Again, back to Communis… I’d drawn those in too, but this time more purposefully (I referenced Hugh’s ‘social objects’ in the thesis).
In the diagram, the ‘contexts’ referred too are the social objects where you connect internal to external… encouraging the company to participate in the social world. Make & do things that are of interest to people, form relationships, collaborate and so on and so forth…
So far, so 2008. What’s changed?
Well, Hugh’s point is that the two things, Social Objects & Purpose-Ideas, can be (and most often are) quite distinct from each other.
If you do something amazing in the social space (Whassup, Meerkat, Old Spice etc), then people will like you more for it.
But it’s not really what you’re about. Your Social Objects aren’t really that linked to your Purpose-Idea…
It’s just the things you made to make people talk about you more.

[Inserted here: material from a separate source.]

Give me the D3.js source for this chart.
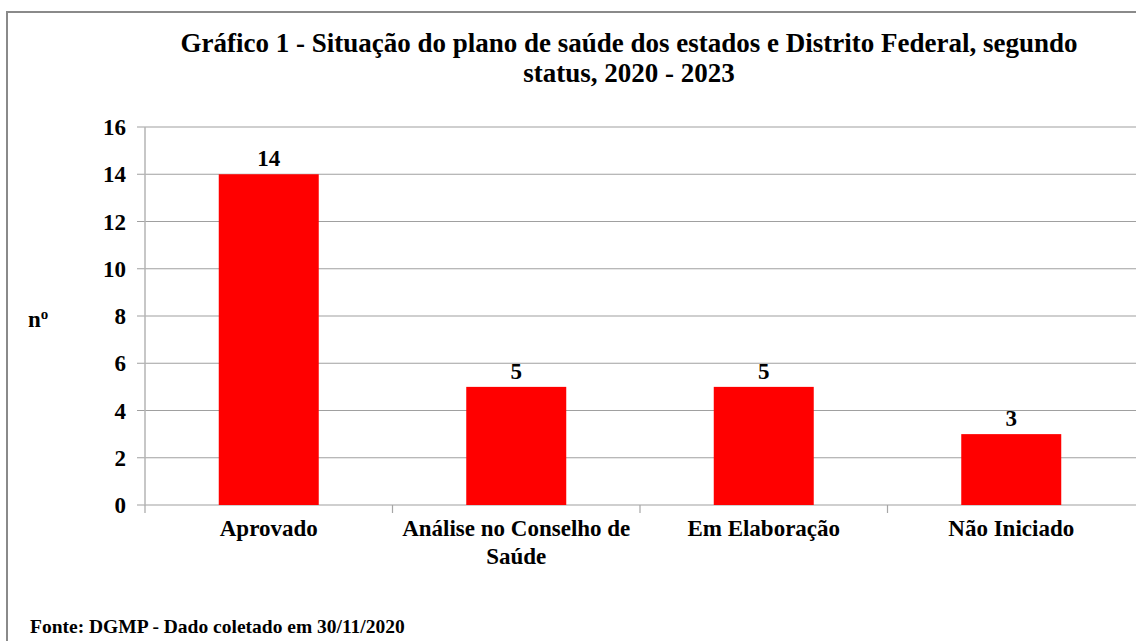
<!DOCTYPE html>
<html>
<head>
<meta charset="utf-8">
<script src="https://cdn.jsdelivr.net/npm/d3@7.9.0/dist/d3.min.js"></script>
<style>
  body { margin: 0; background: #fff; }
  svg { display: block; }
  text { font-family: "Liberation Serif", "Times New Roman", serif; font-weight: bold; fill: #000; }
</style>
</head>
<body>
<svg id="chart" width="1136" height="641"></svg>
<script>
// data
const categories = ['Aprovado', 'Análise no Conselho de Saúde', 'Em Elaboração', 'Não Iniciado'];
const values = [14, 5, 5, 3];
const yTicks = [0, 2, 4, 6, 8, 10, 12, 14, 16];
const titleLines = ['Gráfico 1 - Situação do plano de saúde dos estados e Distrito Federal, segundo', 'status, 2020 - 2023'];
const sourceText = 'Fonte: DGMP - Dado coletado em 30/11/2020';

const svg = d3.select('#chart');
const plot = { left: 145, right: 1135, top: 127, bottom: 505 };

// outer frame (runs off the right and bottom)
svg.append('rect')
  .attr('x', 7).attr('y', 12)
  .attr('width', 1160).attr('height', 660)
  .attr('fill', 'none')
  .attr('stroke', '#8a8a8a')
  .attr('stroke-width', 2);

// title
svg.selectAll('.title')
  .data(titleLines)
  .join('text')
  .attr('class', 'title')
  .attr('x', 629)
  .attr('y', (d, i) => 52 + i * 30)
  .attr('text-anchor', 'middle')
  .style('font-size', '27px')
  .text(d => d);

let x = d3.scaleBand()
  .domain(categories)
  .range([plot.left, plot.right])
  .paddingInner(0.596)
  .paddingOuter(0.298);

let y = d3.scaleLinear()
  .domain([0, 16])
  .range([plot.bottom, plot.top]);

// gridlines
svg.append('g')
  .selectAll('line')
  .data(yTicks)
  .join('line')
  .attr('x1', plot.left - 8)
  .attr('x2', plot.right + 10)
  .attr('y1', d => y(d))
  .attr('y2', d => y(d))
  .attr('stroke', '#a0a0a0')
  .attr('stroke-width', 1.2);

// y axis line
svg.append('line')
  .attr('x1', plot.left).attr('x2', plot.left)
  .attr('y1', plot.top).attr('y2', plot.bottom)
  .attr('stroke', '#b4b4b4')
  .attr('stroke-width', 1.5);

// x tick marks at category boundaries
let step = x.step();
let bounds = categories.map(c => x(c) - x.paddingOuter() * step);
svg.append('g')
  .selectAll('line')
  .data(bounds)
  .join('line')
  .attr('x1', d => d).attr('x2', d => d)
  .attr('y1', plot.bottom).attr('y2', plot.bottom + 8)
  .attr('stroke', '#a6a6a6')
  .attr('stroke-width', 1.2);

// y tick labels
svg.append('g')
  .selectAll('text')
  .data(yTicks)
  .join('text')
  .attr('x', plot.left - 19)
  .attr('y', d => y(d))
  .attr('dy', '0.35em')
  .attr('text-anchor', 'end')
  .style('font-size', '23px')
  .text(d => d);

// bars
svg.append('g')
  .selectAll('rect')
  .data(values)
  .join('rect')
  .attr('x', (d, i) => x(categories[i]))
  .attr('y', d => y(d))
  .attr('width', x.bandwidth())
  .attr('height', d => y(0) - y(d))
  .attr('fill', '#ff0000');

// value labels
svg.append('g')
  .selectAll('text')
  .data(values)
  .join('text')
  .attr('x', (d, i) => x(categories[i]) + x.bandwidth() / 2)
  .attr('y', d => y(d) - 8)
  .attr('text-anchor', 'middle')
  .style('font-size', '23px')
  .text(d => d);

// category labels, wrapped
let catLabels = svg.append('g')
  .selectAll('text')
  .data(categories)
  .join('text')
  .attr('x', d => x(d) + x.bandwidth() / 2)
  .attr('y', 536)
  .attr('text-anchor', 'middle')
  .style('font-size', '23px');

catLabels.each(function (d) {
  let el = d3.select(this);
  let words = d.split(' ');
  let line = [];
  let tspan = el.append('tspan').attr('x', el.attr('x')).attr('dy', 0);
  words.forEach(w => {
    line.push(w);
    tspan.text(line.join(' '));
    if (tspan.node().getComputedTextLength() > 240 && line.length > 1) {
      line.pop();
      tspan.text(line.join(' '));
      line = [w];
      tspan = el.append('tspan').attr('x', el.attr('x')).attr('dy', 28).text(w);
    }
  });
});

// y axis title "nº"
let yTitle = svg.append('text')
  .attr('x', 28)
  .attr('y', 327)
  .style('font-size', '23px');
yTitle.append('tspan').text('n');
yTitle.append('tspan').attr('dy', -8).style('font-size', '15px').text('o');

// source
svg.append('text')
  .attr('x', 30)
  .attr('y', 633)
  .style('font-size', '19.5px')
  .text(sourceText);
</script>
</body>
</html>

So that, somewhere down the line, they’ll think ‘oh yeah, they’re the guys that did X, maybe I’ll buy their stuff that they also do…’
But as Hugh puts it:
A social object on steroids i.e. an Object-Idea, is far more powerful. Because it’s actually talking about stuff that actually matters to people.
It’s not enough for people to like your product. For them to really LOVE it, somehow they’ve got to connect and empathize with the basic, primal human drives that compelled you create your product in the first place. The Purpose. The Idea.
Which got me thinking about what Hitchcock called the MacGuffin…
“We have a name in the studio, and we call it the ‘MacGuffin’. It is the mechanical element that usually crops up in any story. In crook stories it is almost always the necklace and in spy stories it is most always the papers”
It’s the thing in movies that gets everything, well, moving. That which all the protagonists will do anything for.
So if we take it that back into the world of Social Objects and Purpose-Ideas, we can define our MacGuffin here as:
The element that gets people talking about the thing that’s most important to your business
Which, I reckon, has lot of appeal for any company wrestling with modern communications…
For instance, you stop creating limited shelf-life social objects. Things created to simply get attention, and then become leaden relics you don’t know what to do with, but feel you should persevere with because so much time, effort & money has been spent on them. With a great MacGuffin, everything you do socially feeds back into your central Purpose-Idea.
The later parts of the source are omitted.